Unitarian Universalist Fellowship Presentation
The Roots and Golden Age of Black Gospel Music
Sun, May 18, 10:30am
Hotel Posada la Aldea
Ancha de San Antonio 15
Over centuries, religious music has shaped and molded the customs and cultures in which it exists. One of the most powerful forces on U.S. culture over the past two centuries has been black gospel music grounded in the spirituals of enslaved Africans. At this week’s Unitarian Universalist Fellowship service, Jon Sievert will trace the history of this music and its key musicians from its beginnings through its golden age in the mid-1950’s using recorded examples. The Fellowship meets Sundays at 10:30am at Hotel Posada la Aldea at Ancha de San Antonio 15. Attendance is free.

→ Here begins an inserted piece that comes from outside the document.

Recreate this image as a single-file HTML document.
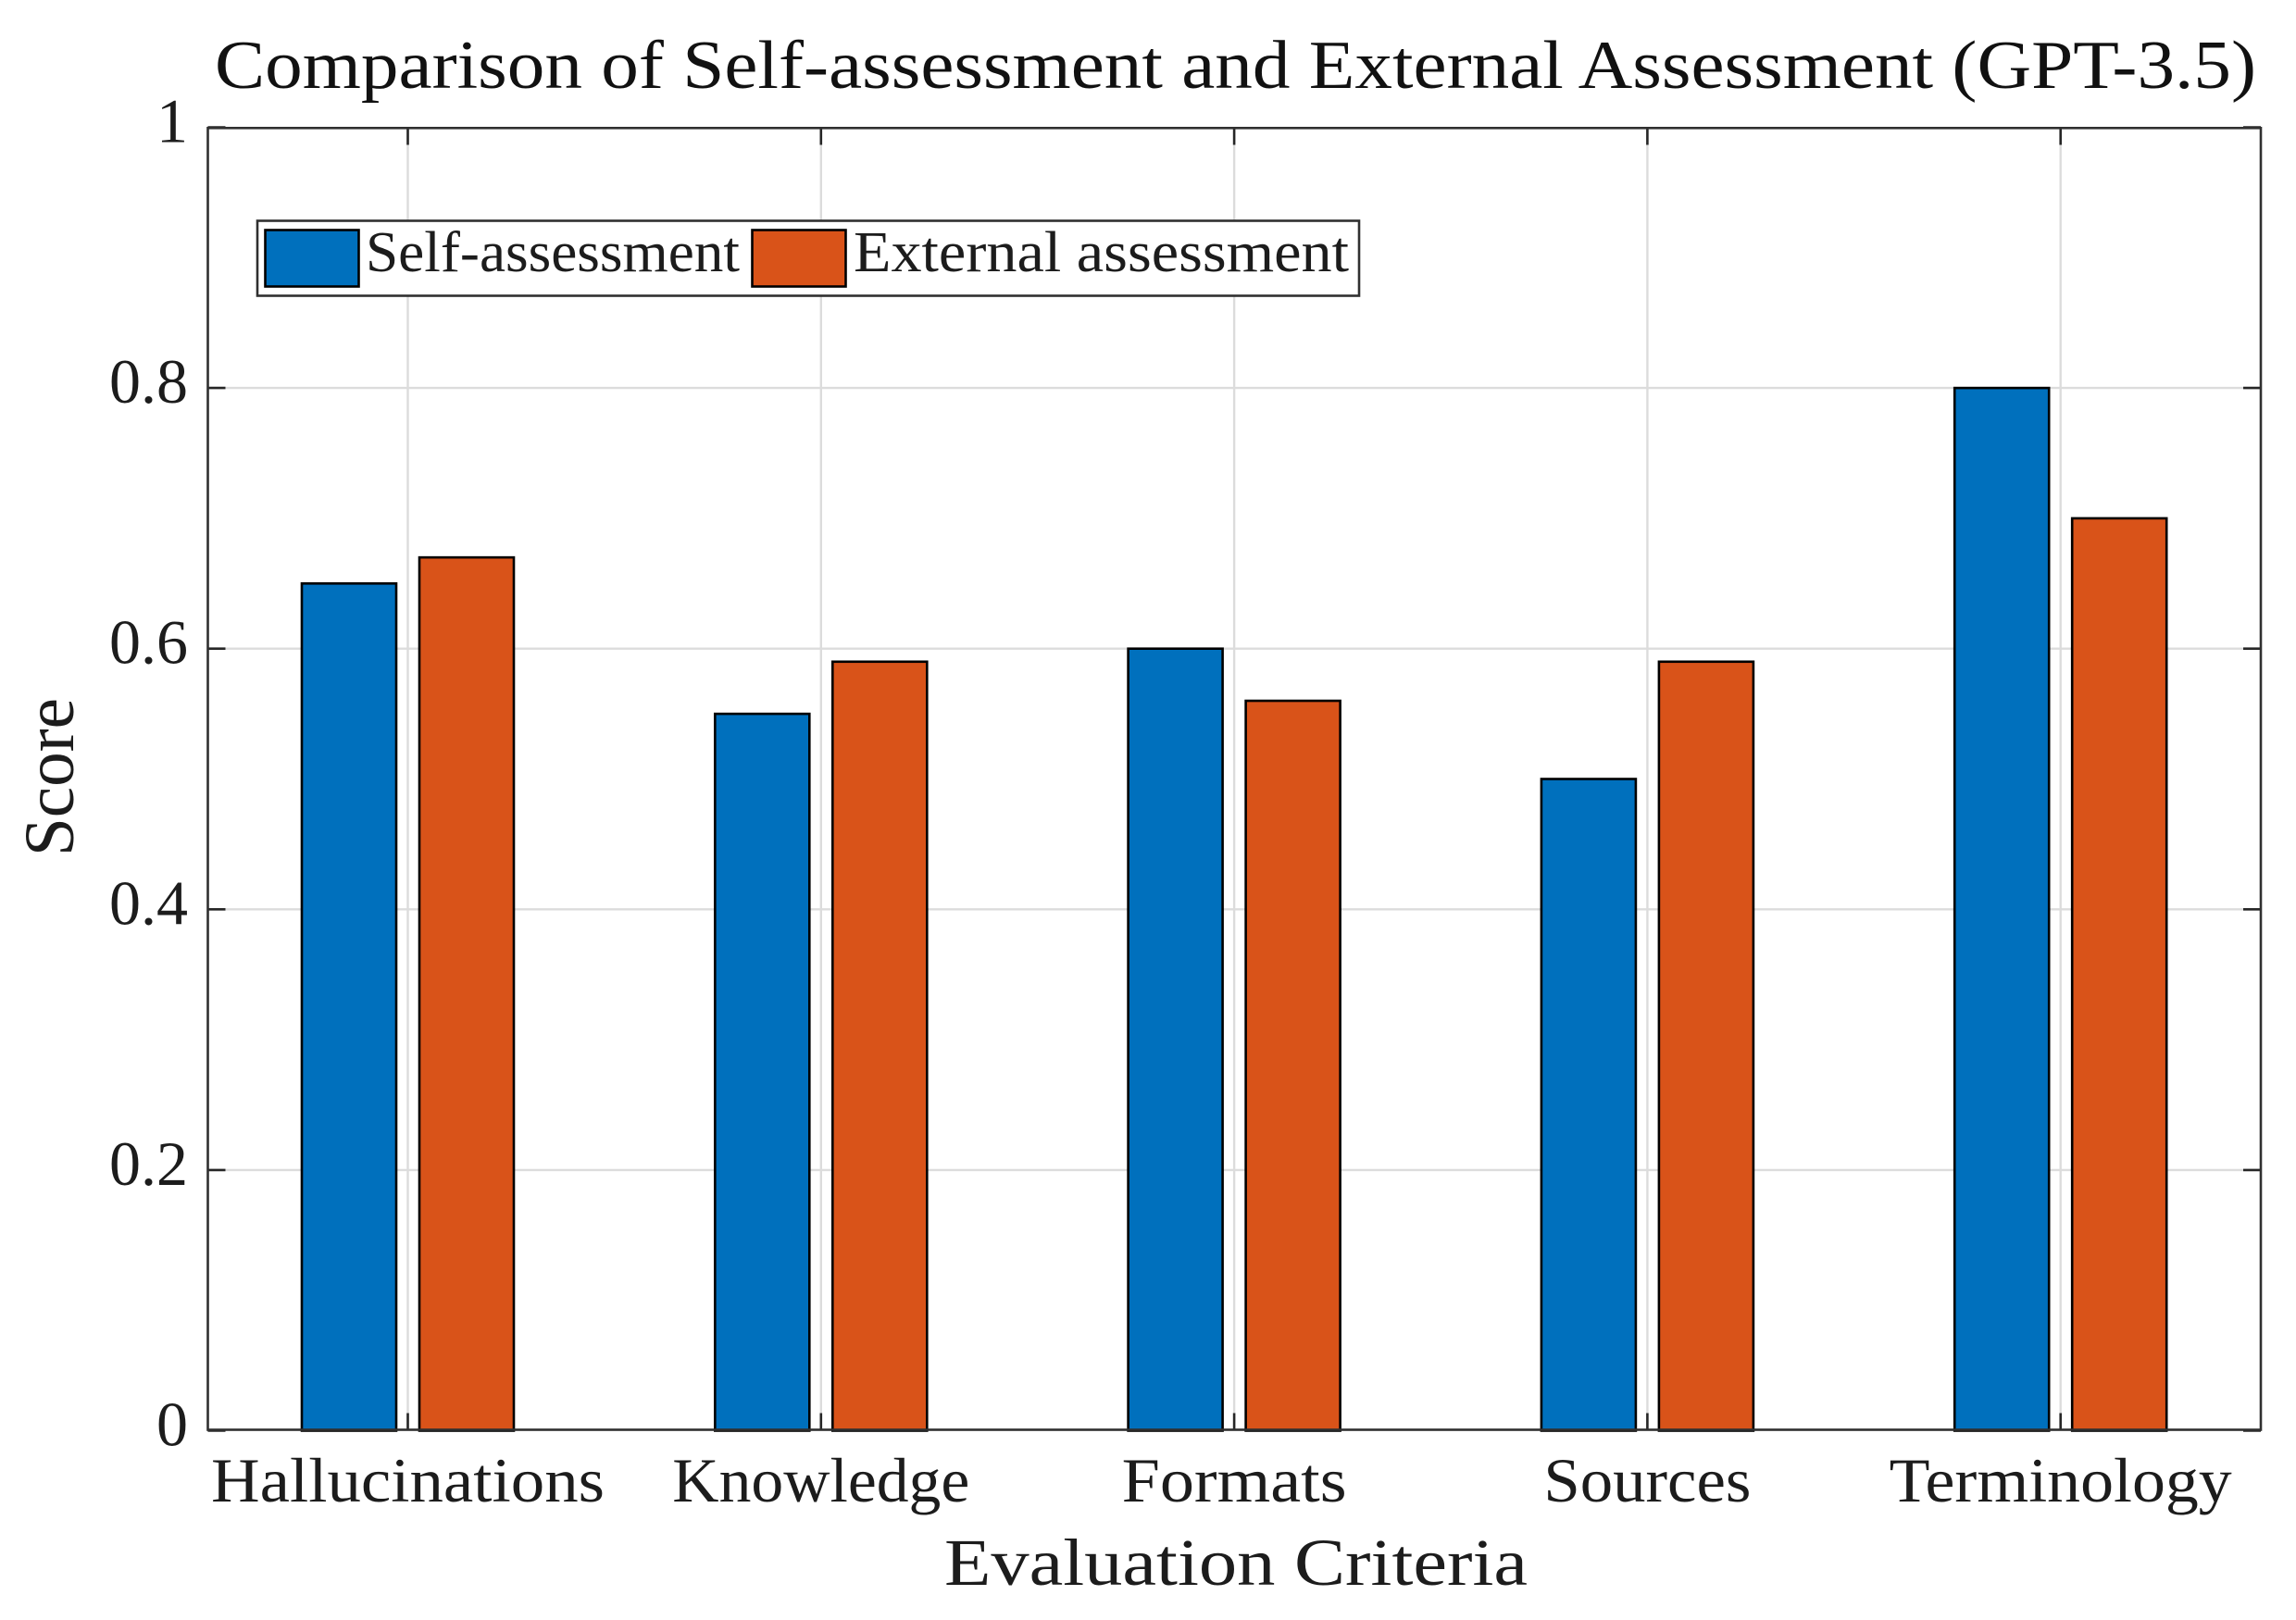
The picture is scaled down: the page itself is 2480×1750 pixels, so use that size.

Black gospel music as we know it today developed in the early 20th century with its roots in the blues and the more freewheeling forms of “sanctified” churches that encouraged members to “testify” about their faith by singing, speaking and dancing spontaneously. Some of the earliest recorded examples include sanctified artists such as Arizona Dranes and Blind Willie Johnson, who melded traditional religious themes with blues and barrelhouse techniques to great effect.
The 1930’s brought Thomas A. Dorsey, the “father of gospel music,” a successful blues artist who turned his skills to writing upbeat, blues-influenced religious songs after he had a profound religious experience. He wrote more than 300 gospel songs, including “Peace in the Valley” and “Precious Lord Take My Hand,” and organized and introduced the widespread practice of gospel choirs. He also introduced a young contralto named Mahalia Jackson to the world. That decade also brought us Sister Rosetta Tharpe, gospel music’s first superstar, a powerful singer and great guitar player who introduced the music to middle-class white audiences.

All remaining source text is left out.